Despite the poor exchange rate, huge amounts of aid money is getting laundered in this way. This isn’t a scandal, this is business as usual on a pretty large scale. So even though the ‘nudge’ is more like a shove, it isn’t working.
As you point out, this example isn’t that rare – stories about EBT and welfare benefits being used at casinos, strip clubs, liquor stores, and (now) marijuana outlets in CO crop up on a reasonably regular basis. This isn’t surprising, as humans have a long history of giving up ‘basic human necessities’ for happiness in a variety of ways.
To the extent that this is about the “need the political top-cover of being able to claim that the money is necessary to fulfill basic human necessities”, what you’re claiming is that in order to be able to persuade voters to support (or even tolerate) the welfare state, you need to be able to lie about it’s justifications and effectiveness.
If the goal of transfer payments is to alleviate the pain of poverty (both temporary and persistent), it seems reasonable to allow the recipient to make the survival/happiness tradeoff at whatever level they see fit.
On the other hand, taking the choice away from them turns the impoverished into some kind of morality pet for the rest of us. The implicit goal of such a scheme is not to make the poor better off, but to make those paying in feel better about ‘helping’.
I also suspect that giving cash would be substantially more effective at helping people to escape poverty. Cash can be saved by those who have the ability, invested in things that increase access to work but are not generally considered merit goods because they are also common luxury goods or money sinks (e.g. vehicles, celluar phones).

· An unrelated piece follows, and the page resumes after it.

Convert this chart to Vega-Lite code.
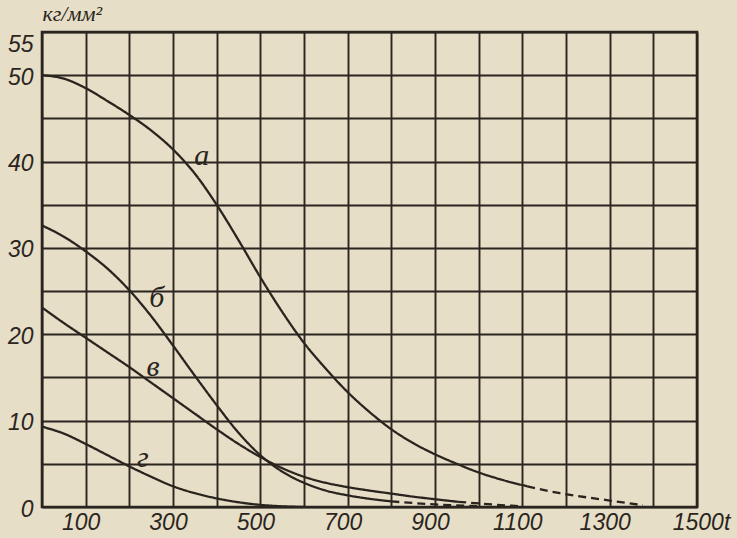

Giving cash also implicitly confers an increased responsibility (for using that cash well), and I think the psychological effect of that is widely underestimated. People are more likely to behave responsibly and rationally when they are given choices, and behave carelessly or spitefully when they are denied choices. Encouraging people to develop the habit of making choices deliberately is a major part of helping them escape the habits of poverty.